Es war ein gesellschaftliches Erdbeben: Am 31.01.1948 erschien in den USA der erste Kinsey-Report unter dem Titel "Sexual Behavior in the Human Male". Wie oft masturbieren Männer? Wie viele gehen fremd? Treiben sie es mit Tieren? Antworten darauf lieferte der Kinsey-Report, fünf Jahre später auch zu den Frauen. Ein Mammut-Projekt, das auf einem Zufall basierte: Alfred Kinsey, der Wissenschaft zuvor als Wespenforscher bekannt, hatte bei der Arbeit als Dozent für einen Kurs mit dem Titel "Ehe und Familie" an der Indiana University entdeckt, dass es kaum Zahlen zum Sexleben der Amerikaner gab. Sein Interesse als Wissenschaftler war geweckt. Über einen Zeitraum von fünfzehn Jahren stellt er mit seinem Team 5.300 Männern und 5.940 Frauen in anonymisierten Interviews hunderte Fragen zu ihrem Sexualverhalten – und holt das Thema damit aus der Tabuzone.
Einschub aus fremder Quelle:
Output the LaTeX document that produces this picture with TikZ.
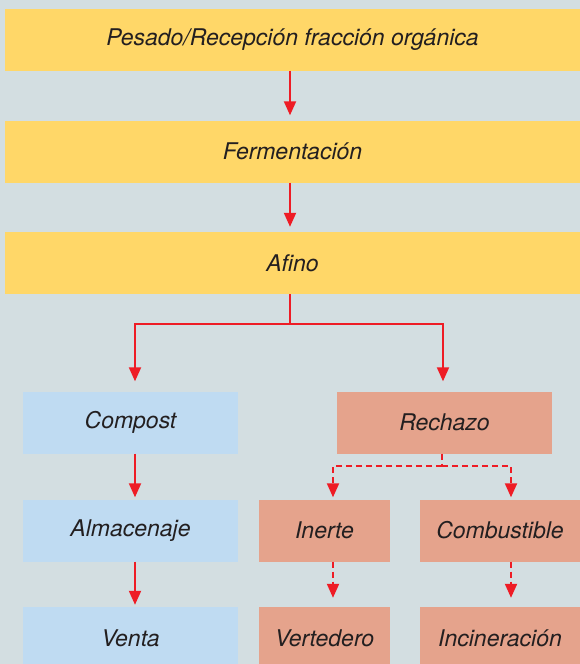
\documentclass[tikz,border=0pt]{standalone}
\usepackage{fontspec}
\setmainfont{TeX Gyre Heros}
\usetikzlibrary{arrows.meta}
\definecolor{fondo}{HTML}{D3DEE1}
\definecolor{amarillo}{HTML}{FFD768}
\definecolor{azul}{HTML}{BFDBF2}
\definecolor{salmon}{HTML}{E5A38C}
\definecolor{rojo}{HTML}{EE1C25}
\definecolor{texto}{HTML}{231F20}
\begin{document}
\begin{tikzpicture}[x=1pt,y=-1pt,
        caja/.style={inner sep=0pt,minimum height=62pt,text=texto,
            font=\fontsize{23}{26}\selectfont\itshape},
        etapa/.style={caja,fill=amarillo,minimum width=575pt},
        producto/.style={caja,fill=azul,minimum width=215pt},
        resto/.style={caja,fill=salmon},
        flecha/.style={rojo,line width=2pt,-{Triangle[length=14pt,width=12pt]}},
        flechad/.style={flecha,dash pattern=on 6pt off 4pt}]
        \fill[fondo] (0,0) rectangle (580,664);
        \clip (0,0) rectangle (580,664);

        \node[etapa] (pesado) at (292.5,39.5){Pesado/Recepción fracción orgánica};
        \node[etapa] (ferm) at (292.5,151.5){Fermentación};
        \node[etapa] (afino) at (292.5,263){Afino};

        \node[producto] (compost) at (130.5,422.5){Compost};
        \node[producto] (almac) at (130.5,530.5){Almacenaje};
        \node[producto] (venta) at (130.5,638){Venta};

        \node[resto,minimum width=215pt] (rechazo) at (444.5,422.5){Rechazo};
        \node[resto,minimum width=131pt] (inerte) at (324.5,530.5){Inerte};
        \node[resto,minimum width=160pt] (comb) at (500,530.5){Combustible};
        \node[resto,minimum width=131pt] (vert) at (324.5,638){Vertedero};
        \node[resto,minimum width=160pt] (incin) at (500,638){Incineración};

        \coordinate (rama) at (290,324);
        \coordinate (ramad) at (442,466);
        \coordinate (xm) at (290,0);
        \coordinate (xp) at (135,0);
        \coordinate (xr) at (443,0);
        \coordinate (xi) at (333,0);
        \coordinate (xc) at (511,0);

        \draw[flecha,shorten >=5pt] (pesado.south -| xm) -- (ferm.north -| xm);
        \draw[flecha,shorten >=5pt] (ferm.south -| xm) -- (afino.north -| xm);
        \draw[rojo,line width=2pt] (afino.south -| xm) -- (rama);
        \draw[flecha,shorten >=10pt] (rama) -| (compost.north -| xp);
        \draw[flecha,shorten >=10pt] (rama) -| (rechazo.north -| xr);
        \draw[flecha,shorten >=2pt] (compost.south -| xp) -- (almac.north -| xp);
        \draw[flecha,shorten >=2pt] (almac.south -| xp) -- (venta.north -| xp);

        \draw[rojo,line width=2pt,dash pattern=on 6pt off 4pt] (rechazo.south -| ramad) -- (ramad);
        \draw[flechad,shorten >=2pt] (ramad) -| (inerte.north -| xi);
        \draw[flechad,shorten >=2pt] (ramad) -| (comb.north -| xc);
        \draw[flechad,shorten >=9pt] (inerte.south -| xi) -- (vert.north -| xi);
        \draw[flechad,shorten >=9pt] (comb.south -| xc) -- (incin.north -| xc);
    \end{tikzpicture}
\end{document}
Seine Erkenntnisse: Etwa die Hälfte der Bevölkerung ist bis zu einem gewissen Grad bisexuell, fast jeder masturbiert, und 22 Prozent finden sado-masochistische Praktiken erregend.

Der Kinsey-Report gilt als Meilenstein der Sexualkunde, doch es gibt auch heftige Kritik: an der Auswahl der Interviewpartner - so sind zum Beispiel Gefängnisinsassen deutlich überrepräsentiert - und an Kinseys unkritischem Umgang mit dem Thema Pädophilie. Nichtsdestotrotz wurden seine Bücher internationale Bestseller, viele sehen sie heute als Auslöser der sexuellen Revolution der 1960er Jahre.

Alfred Kinsey
Alfred Kinsey im August 1953Bild: picture-alliance/dpa

70 Jahre später ist es Zeit für einen Blick zurück - mit dem Kulturanthropologen und Sexualwissenschaftler Jakob Pastötter. Er leitet das Institut für Sexualberatung der Deutschen Gesellschaft für Sozialwissenschaftliche Sexualforschung (DGSS) in Düsseldorf.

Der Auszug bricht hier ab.